Updated on December 23, 2016

All Things Are Made of Atoms

If by some cataclysmic event all scientific knowledge was lost, what single sentence would preserve the most information for the next generation? This was Nobel Prize winner, Richard Feynman’s answer: “All ‘things’ are made of atoms − little particles that move around in perpetual motion, attracting each other when they are a little distance apart, but repelling upon being squeezed into one another.” He went on to say: “In this one sentence you will see there is an enormous amount of information about the world, if just a little imagination and thinking are applied.”

Archimedes and Eureka

There is general agreement that everyone must equip him or herself with the basic building blocks needed to comprehend the world they live in. Mass and weight are basic building blocks that give rise to much confusion so is as good a starting point as any. Most people have heard about Archimedes (287 – 212 BC) and his ‘Eureka’, moment but few know what it is that he is supposed to have ‘actually’ done to earn him and ‘the Eureka word’ such fame.

Archimedes | Source

Mass, not weight, In Gold

King, Hieron II, of Syracuse (308 – 215 BC) is said to have given a goldsmith a specific ‘mass’ of gold to make him a crown which the goldsmith duly did and delivered. The King checked the mass of the finished crown and found it to have exactly the same mass as the mass of the gold he had originally provided. The King, however, suspected that the goldsmith had stolen some of the more valuable gold and replaced it with less valuable silver so the King asked Archimedes to find out if his suspicions were true but to do so without defacing the crown in any way.


A bath full of water

Archimedes already knew that a ball of pure gold had a smaller diameter than a ball of pure silver with the same mass. That a smaller diameter ball occupies less volume than a larger diameter ball is self evident. So if the mass of silver substituted was the same as the mass of gold stolen, the crown would occupy more volume than an identical one of pure gold. The puzzle he faced was to measure the volume of the irregular crown? As legend has it, Archimedes noticed after stepping into a full-to-the-brim bath, that water flowed out over the rim. The deeper he immersed himself, the more the water overflowed. He realised that if he immersed the crown in a vessel full of water and measured the spillage and compared that with the spillage from the immersion of the same mass of pure gold, the puzzle was solved. If the spillage was the same the goldsmith was honest if the spillage was different he was a thief. Legend has it that he jumped from his bath and ran naked into the street joyously shouting ‘Eureka, Eureka!’ ̶ Greek for ‘I have found it, I have found it!’


Galileo Galilei

There is much speculation about the truth of this story but there is no argument that Archimedes was one of the worlds best mathematicians of his time and that he had made real and significant contributions in many other fields including physics, engineering and astronomy. Galileo Galilei (1564 – 1642) some 1800 years later proposed that measuring the spillage would have been difficult to do ‘accurately’ and that it was much more likely that Archimedes had used a balance, similar in looks to the ‘Scales of Justice’, and hung the suspect crown on one end and a block of pure gold with the same mass on the other having first removed the two pans. The two objects being of equal mass would keep the balance level and in balance.

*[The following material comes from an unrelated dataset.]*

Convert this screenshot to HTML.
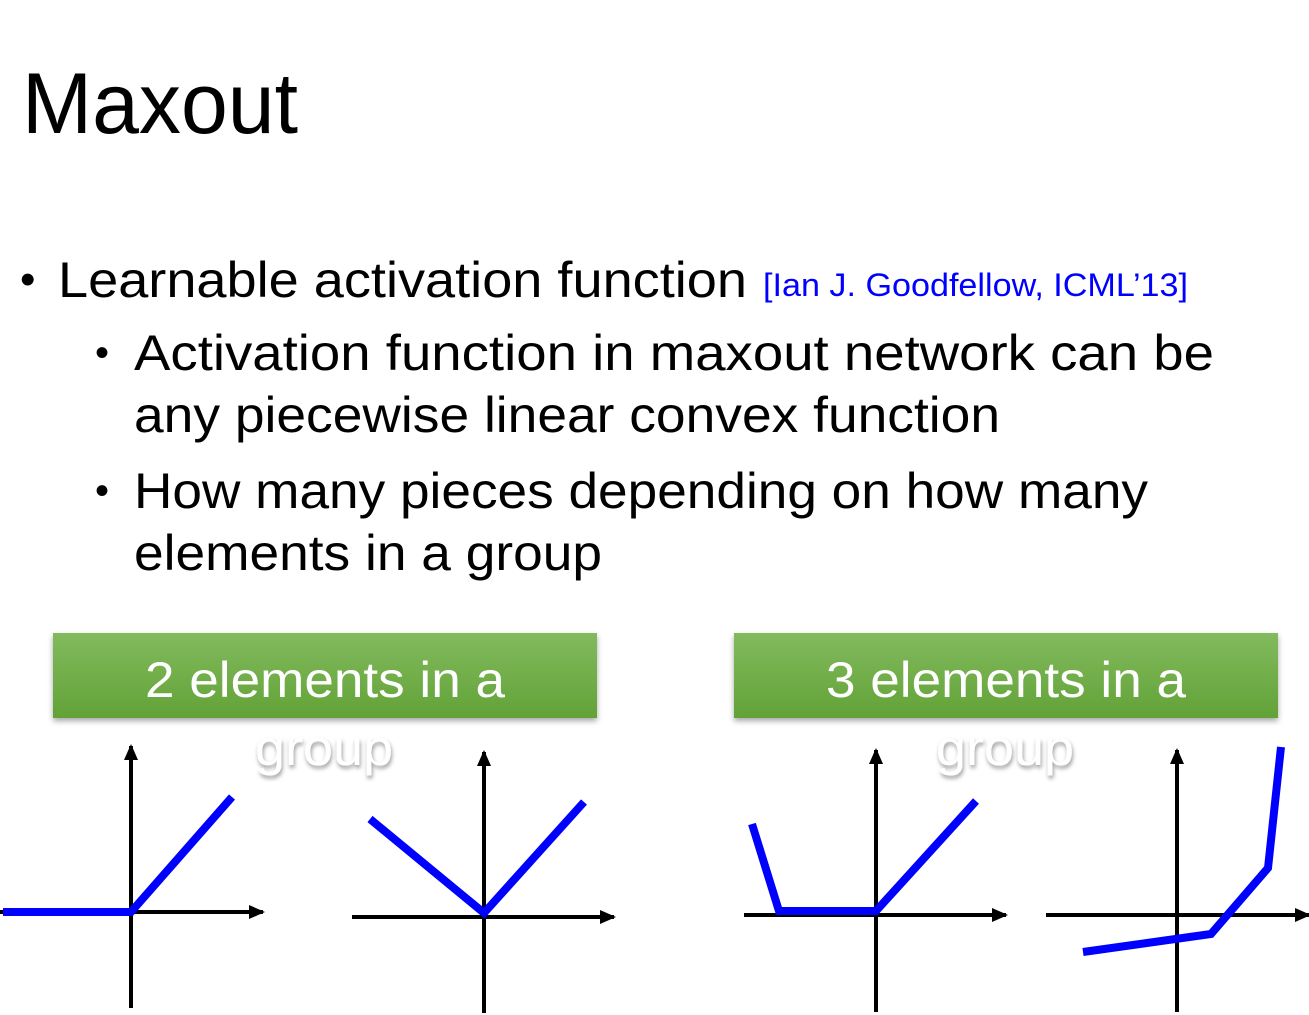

He would then have immersed the suspended objects in a vessel of water. If the balance remained level and in balance the crown was made of pure gold. The ‘buoyancy forces’ on the crown and on the gold block would be equal. Why? ‘Because equal masses of the same ‘thing’ occupy the same volume irrespective of their shapes.


Volume Speaks Loud

As stated previously, a ball of pure gold would occupy a smaller volume than a ball of silver with the same mass. A gold-mixed-with-silver crown with its larger volume when immersed in water would be ‘buoyed’ up more strongly than the block of pure gold creating an imbalance that would make the balance tip; go up on the crown side and down on the block side. The story says that it did tip proving the goldsmith a thief. Whether the story is true or not is not really important. What are important are the underlying principles. There is no mention of ‘weight’ in the explanation above but it is there hidden away in those ‘buoyancy forces’ mentioned in the explanation.


Mass and Density

Mass is the measure of the amount of stuff in ‘things’. Remember the opening sentence ‘All ‘things’ are made of atoms’ so to put it another way; atoms are the ‘things’ that give ‘things’ mass.

Mass is one of the ‘six fundamental units’ of the International System of Units (SI) that we use in South Africa. Mass is measured in kilograms (kg).

Density is mass per unit volume. It is expressed as kilograms/cubic metre (kg/m^3). To picture a cubic metre (m^3), try and imagine what a box one metre wide by one metre deep by one metre high would look like. To fill it you would need 1000 kg of water or 10490 kg of silver or 19300 kg of gold.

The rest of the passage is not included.